Of course they weigh something.

Some are denser than air and sink. For example CO2. Remember that village smothered in Africa. That was CO2 rising from a lake then moving along the ground.

Some are lighter than air and rise. Helium is an everyday example.

Some like Nitrogen and Oxygen are about the same as the mixture of gases we call air and just disperse. If you weighed them on an everyday scale the scale would say zero, but they have mass and are attracted to the Earth by gravity.

Reply to
Dan Espen

Next question:

Will a closed box with a bunch of canaries in it weigh less if the canaries are flying around than if they are walking around on the inside bottom.

Jeff

Reply to
Jeff Wisnia

Even better question, did mm just wake up from a year long nap? LOL

Canary question is interesting. My answer is the box would weigh the same, because gravity is still acting on both the box and the canaries. The upward force against the canaries wings which is keeping the canaries in the air causes an equal an opposite force against the air, which ultimately is transfered through the air and to the bottom of the box, resulting in the force which we call weight.

Reply to
trader4

Your correct of course, but the simpler answer is just that the mass of the box and all the stuff inside it stays the same, so its "weight" must too.

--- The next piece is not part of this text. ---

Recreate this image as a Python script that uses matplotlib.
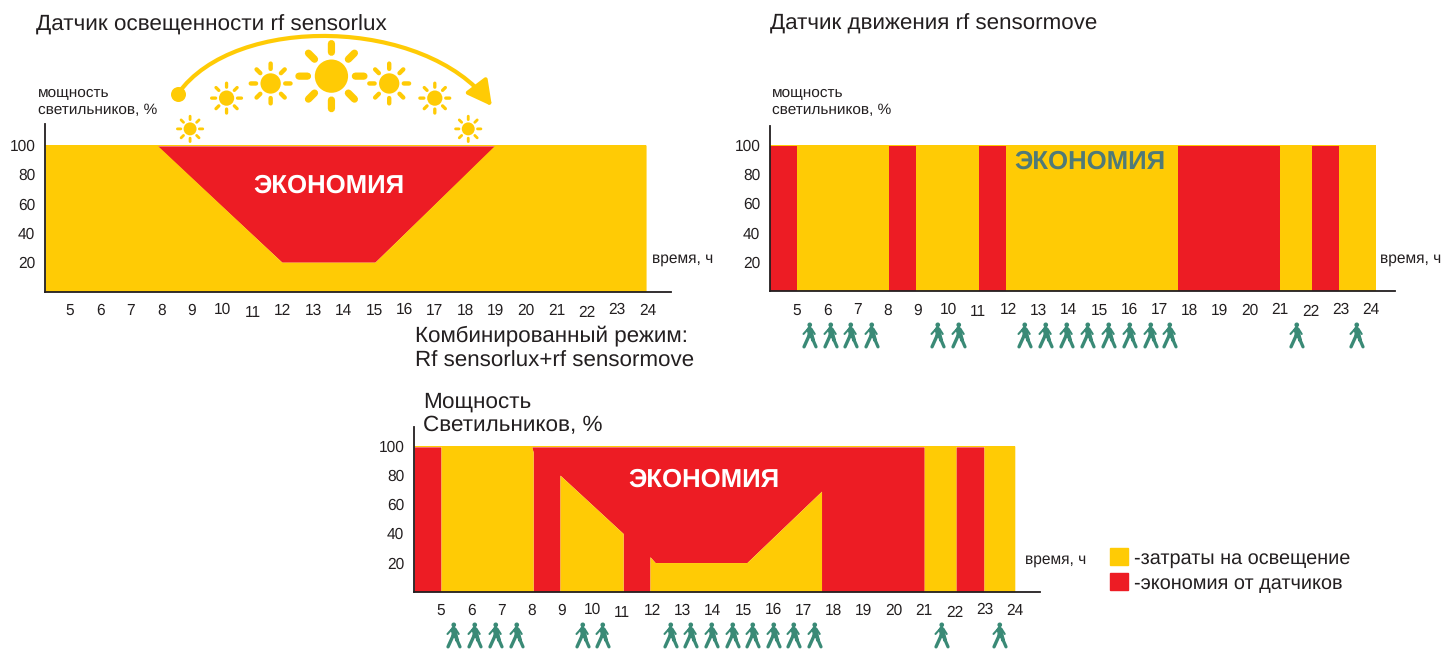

Fot thse who don't already know this one, which way does a kid's free floating helium balloon moored on a string inside a schoolbus move when the bus decelerates, and why?

Jeff

Reply to
Jeff Wisnia

Relative to the bus, or to the ground :)

nate

Reply to
Nate Nagel

You noticed that! Very good.

Reply to
mm

Jeff Wisnia wrote: have mass and are attracted to the Earth

Another question involving "sublimation."

There is only one common substance that transforms directly from a solid to a gas without passing through a liquid phase first. What is it?

(answer below)

A taco.

Reply to
HeyBub

The direction of acceleration. Because it's lighter than the air around it.

Reply to
krw

There are lots, but snow comes to mind. Dry ice?

Ever barfed one up?

Reply to
krw

If the box has been closed long enough, the canaries will all be lying on the bottom of the box, dead of suffocation.